Abstract

ABSTRACT:

In this article, I use Delarivier Manley’s New Atalantis to examine how the public sphere arose at a moment of epistemological crisis defined by the tension between empirical and mass mediation—a tension that I argue continues to plague our participation in the public sphere today. This sphere inherited a model of knowledge predicated on the proximity between the knower, the instrument, and the object of knowledge; despite the fact that it was shaped by the new mass media, it continued to imagine itself according to this model and therefore to treat the newspaper as a tool for empirical observation. Newspapers themselves encouraged this approach by adopting formal devices that mimicked face-to-face communication. Manley’s novel theorizes the differences between empirical and mass mediation and the political dangers that occur when the public superimposes one onto the other.
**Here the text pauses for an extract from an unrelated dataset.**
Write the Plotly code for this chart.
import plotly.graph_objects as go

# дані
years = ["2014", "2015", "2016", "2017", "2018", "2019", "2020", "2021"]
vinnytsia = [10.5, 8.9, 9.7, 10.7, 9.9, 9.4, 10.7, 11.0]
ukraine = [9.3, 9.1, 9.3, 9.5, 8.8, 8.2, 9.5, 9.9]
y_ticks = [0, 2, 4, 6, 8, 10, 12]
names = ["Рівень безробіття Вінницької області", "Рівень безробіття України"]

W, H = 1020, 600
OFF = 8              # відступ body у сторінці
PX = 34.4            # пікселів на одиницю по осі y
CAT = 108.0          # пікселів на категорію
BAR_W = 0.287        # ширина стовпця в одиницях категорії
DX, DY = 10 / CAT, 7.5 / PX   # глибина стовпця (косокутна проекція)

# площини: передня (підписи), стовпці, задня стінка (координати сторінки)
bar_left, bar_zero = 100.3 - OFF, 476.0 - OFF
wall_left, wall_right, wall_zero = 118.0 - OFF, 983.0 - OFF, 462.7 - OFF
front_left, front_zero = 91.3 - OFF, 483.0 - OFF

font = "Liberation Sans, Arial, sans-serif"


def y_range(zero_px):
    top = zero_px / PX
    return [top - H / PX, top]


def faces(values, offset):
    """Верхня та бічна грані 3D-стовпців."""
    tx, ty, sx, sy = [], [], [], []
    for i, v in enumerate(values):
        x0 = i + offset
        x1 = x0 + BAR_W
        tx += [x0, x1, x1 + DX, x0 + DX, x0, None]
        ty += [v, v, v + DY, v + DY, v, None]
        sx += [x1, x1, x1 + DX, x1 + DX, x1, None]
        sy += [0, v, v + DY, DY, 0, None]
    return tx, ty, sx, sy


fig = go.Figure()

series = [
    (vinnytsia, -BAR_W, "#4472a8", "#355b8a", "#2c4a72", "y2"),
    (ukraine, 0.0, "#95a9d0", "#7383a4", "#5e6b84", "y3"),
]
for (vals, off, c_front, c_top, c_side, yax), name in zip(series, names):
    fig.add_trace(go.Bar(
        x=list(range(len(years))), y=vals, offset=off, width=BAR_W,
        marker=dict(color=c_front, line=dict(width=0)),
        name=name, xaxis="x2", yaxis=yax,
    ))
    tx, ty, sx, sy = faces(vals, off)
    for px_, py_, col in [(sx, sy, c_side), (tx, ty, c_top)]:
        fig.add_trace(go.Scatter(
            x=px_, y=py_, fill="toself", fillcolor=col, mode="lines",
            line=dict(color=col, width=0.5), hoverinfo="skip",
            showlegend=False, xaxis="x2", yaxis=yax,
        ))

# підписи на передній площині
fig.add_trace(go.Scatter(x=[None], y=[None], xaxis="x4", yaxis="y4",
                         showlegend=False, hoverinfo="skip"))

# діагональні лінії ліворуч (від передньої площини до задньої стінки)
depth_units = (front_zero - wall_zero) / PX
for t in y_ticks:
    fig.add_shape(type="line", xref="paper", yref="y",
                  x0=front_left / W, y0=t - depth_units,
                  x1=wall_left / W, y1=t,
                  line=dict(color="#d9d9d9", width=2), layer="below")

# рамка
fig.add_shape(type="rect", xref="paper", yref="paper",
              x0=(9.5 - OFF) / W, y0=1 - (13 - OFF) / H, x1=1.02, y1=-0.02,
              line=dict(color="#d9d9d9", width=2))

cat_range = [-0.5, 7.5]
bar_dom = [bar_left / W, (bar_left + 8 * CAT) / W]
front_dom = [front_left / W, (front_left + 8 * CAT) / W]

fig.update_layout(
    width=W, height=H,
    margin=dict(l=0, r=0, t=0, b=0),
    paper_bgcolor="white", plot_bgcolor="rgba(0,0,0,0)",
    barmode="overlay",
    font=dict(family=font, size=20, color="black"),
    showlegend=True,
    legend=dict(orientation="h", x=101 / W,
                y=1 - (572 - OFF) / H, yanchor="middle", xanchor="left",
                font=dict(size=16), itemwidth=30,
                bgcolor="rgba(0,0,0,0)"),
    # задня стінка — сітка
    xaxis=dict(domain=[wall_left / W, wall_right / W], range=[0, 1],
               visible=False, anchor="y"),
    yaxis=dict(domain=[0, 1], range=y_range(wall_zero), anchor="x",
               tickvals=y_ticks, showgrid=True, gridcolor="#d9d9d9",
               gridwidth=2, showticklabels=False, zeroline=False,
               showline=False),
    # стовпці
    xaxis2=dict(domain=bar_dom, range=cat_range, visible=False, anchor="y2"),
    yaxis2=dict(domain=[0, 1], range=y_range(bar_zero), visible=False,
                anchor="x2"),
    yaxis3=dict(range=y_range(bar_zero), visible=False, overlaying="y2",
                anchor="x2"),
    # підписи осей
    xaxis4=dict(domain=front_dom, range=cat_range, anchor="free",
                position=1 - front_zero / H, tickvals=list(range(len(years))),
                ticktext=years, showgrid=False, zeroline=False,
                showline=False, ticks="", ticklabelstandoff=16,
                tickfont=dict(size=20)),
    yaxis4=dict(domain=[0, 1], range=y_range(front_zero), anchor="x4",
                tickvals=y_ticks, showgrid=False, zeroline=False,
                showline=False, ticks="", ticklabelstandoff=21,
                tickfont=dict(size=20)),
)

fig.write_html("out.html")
By mimicking the formal devices of the newspapers, the novel first interpellates readers into media culture before demystifying the ideological motives behind such devices. In debunking the reader’s empirical approach to mass media, the novel presents itself as a tool for information literacy that instructs readers how to appraise the truth-value of news. However, while readers then and now question the reliability of news and its ideological motives, they continue to deploy it as if it were a tool of empirical observation. In this sense, the public today is still living out the legacy of Enlightenment mediation.